Collect all lines below with the string "this".

=-=-=

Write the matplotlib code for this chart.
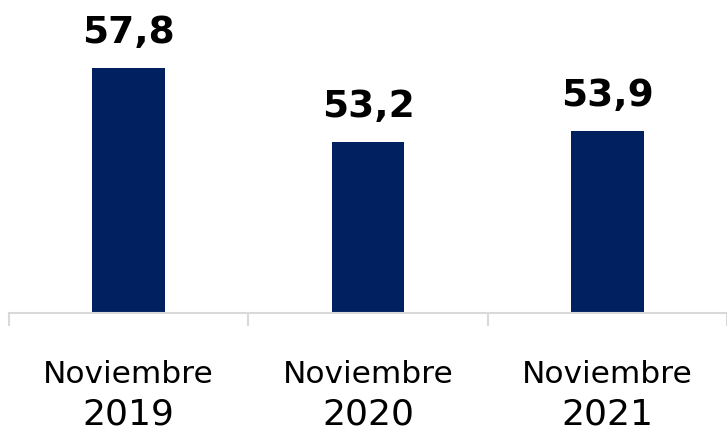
import matplotlib
matplotlib.use("Agg")
import matplotlib.pyplot as plt
import matplotlib.transforms as mtransforms

meses = ["Noviembre", "Noviembre", "Noviembre"]
anios = ["2019", "2020", "2021"]
valores = [57.8, 53.2, 53.9]
etiquetas = ["57,8", "53,2", "53,9"]

azul = "#002060"
gris = "#d9d9d9"

fig = plt.figure(figsize=(7.27, 4.32), dpi=100)
ax = fig.add_axes([9/727, 119/432, 718/727, 313/432])

x = list(range(len(valores)))
ax.bar(x, valores, width=0.305, color=azul, bottom=0)
ax.set_ylim(42.6, 62.04)
ax.set_xlim(-0.5, len(valores) - 0.5)

for s in ["top", "right", "left"]:
    ax.spines[s].set_visible(False)
ax.spines["bottom"].set_color(gris)
ax.spines["bottom"].set_linewidth(1.5)
ax.set_yticks([])
ax.set_xticks([])
ax.set_xticks([-0.5, 0.5, 1.5, 2.5], minor=True)
ax.tick_params(axis="x", which="minor", length=9.5, width=1.5, color=gris, labelbottom=False)

for xi, v, lab in zip(x, valores, etiquetas):
    ax.annotate(lab, (xi, v), xytext=(0, 12.5), textcoords="offset points",
                ha="center", va="bottom", fontsize=27, fontweight="bold", color="black")

trans = mtransforms.blended_transform_factory(ax.transData, ax.transAxes)
for xi, m, a in zip(x, meses, anios):
    ax.annotate(m, (xi, 0), xycoords=trans, xytext=(0, -44.5), textcoords="offset points",
                ha="center", va="center", fontsize=22.5, color="black")
    ax.annotate(a, (xi, 0), xycoords=trans, xytext=(0, -73), textcoords="offset points",
                ha="center", va="center", fontsize=26, color="black")

fig.savefig("out.png", dpi=100)
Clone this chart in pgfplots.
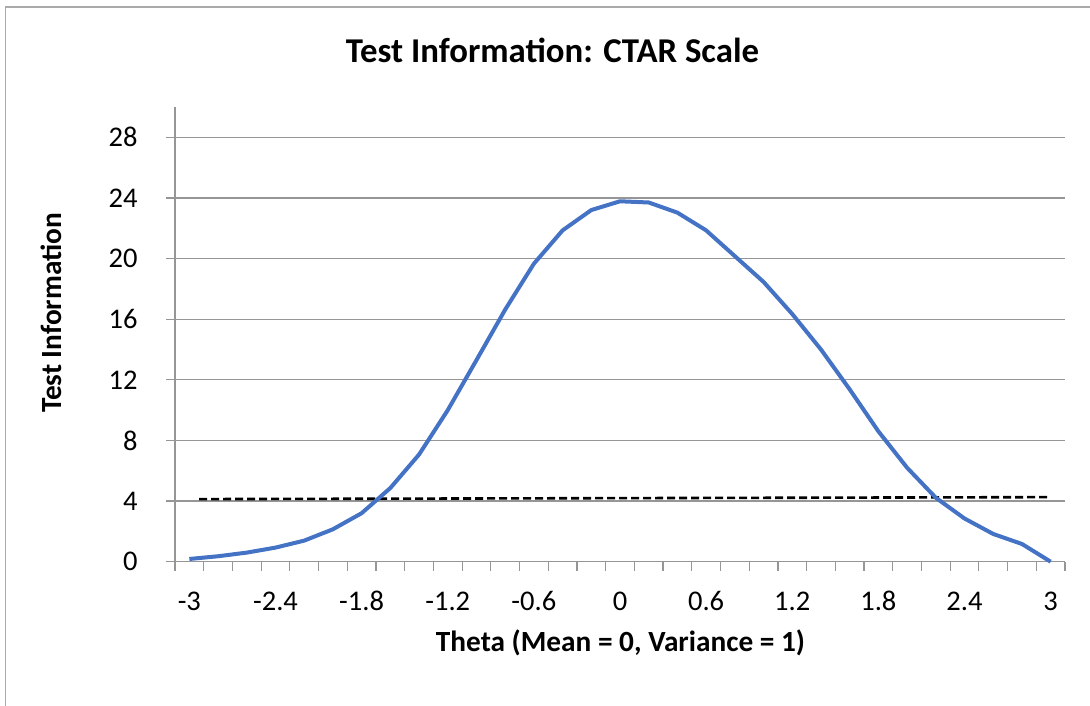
\documentclass[border=0pt]{standalone}
\usepackage{pgfplots}
\pgfplotsset{compat=1.18}
\usepackage{pgfplotstable}
\usepackage{fontspec}
\setmainfont{Carlito}
\definecolor{exblue}{HTML}{4472C4}
\definecolor{gridgray}{RGB}{150,150,150}
\definecolor{framegray}{RGB}{170,170,170}

\pgfplotstableread{
idx theta info
0  -3.0 0.18
1  -2.8 0.36
2  -2.6 0.60
3  -2.4 0.93
4  -2.2 1.39
5  -2.0 2.14
6  -1.8 3.20
7  -1.6 4.86
8  -1.4 7.07
9  -1.2 10.00
10 -1.0 13.30
11 -0.8 16.63
12 -0.6 19.66
13 -0.4 21.86
14 -0.2 23.20
15  0.0 23.78
16  0.2 23.70
17  0.4 23.03
18  0.6 21.86
19  0.8 20.16
20  1.0 18.46
21  1.2 16.34
22  1.4 14.00
23  1.6 11.37
24  1.8 8.60
25  2.0 6.20
26  2.2 4.22
27  2.4 2.85
28  2.6 1.83
29  2.8 1.17
30  3.0 0.00
}\curve

\pgfplotstableread{
idx cut
0.34 4.13
30 4.26
}\cutoff

\begin{document}
\begin{tikzpicture}
\useasboundingbox (0,0) rectangle (1090bp,-706bp);
\draw[framegray, line width=1.2bp] (5.5bp,-706bp) -- (5.5bp,-7bp) -- (1090bp,-7bp);
\begin{axis}[
  at={(175bp,-561.7bp)}, anchor=south west,
  width=890bp, height=454.7bp, scale only axis,
  xmin=-0.5, xmax=30.5, ymin=0, ymax=30,
  axis x line*=bottom, axis y line*=left,
  axis line style={gridgray, line width=1.2bp, -},
  xtick={-0.5,0.5,...,30.5}, xticklabels={},
  extra x ticks={0,3,...,30},
  extra x tick labels={-3,-2.4,-1.8,-1.2,-0.6,0,0.6,1.2,1.8,2.4,3},
  extra x tick style={major tick length=0pt, xmajorgrids=false},
  ytick={0,4,...,28},
  yticklabels={0,4,8,12,16,20,24,28},
  ymajorgrids, xmajorgrids=false,
  grid style={gridgray, line width=1.2bp},
  tick align=outside, major tick length=9bp,
  tick style={gridgray, line width=1.2bp},
  ticklabel style={font=\fontsize{28.5bp}{30bp}\selectfont, inner sep=0pt},
  xticklabel style={anchor=base, yshift=-48.3bp},
  yticklabel style={anchor=east, xshift=-28.3bp},
  clip=false,
]
\addplot[black, line width=2.6bp, dash pattern=on 8bp off 4bp] table[x=idx,y=cut]{\cutoff};
\addplot[exblue, line width=4bp, line join=round] table[x=idx,y=info]{\curve};
\end{axis}
\node[font=\bfseries\fontsize{34.8bp}{36bp}\selectfont, anchor=base] at (552.5bp,-62bp) {Test Information: CTAR Scale};
\node[font=\bfseries\fontsize{29.3bp}{30bp}\selectfont, anchor=base] at (620.5bp,-651.7bp) {Theta (Mean = 0, Variance = 1)};
\node[font=\bfseries\fontsize{29.3bp}{30bp}\selectfont, anchor=base, rotate=90] at (61bp,-313bp) {Test Information};
\end{tikzpicture}
\end{document}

=-=-=

= Written reply =
Write the matplotlib code for this chart.
Clone this chart in pgfplots.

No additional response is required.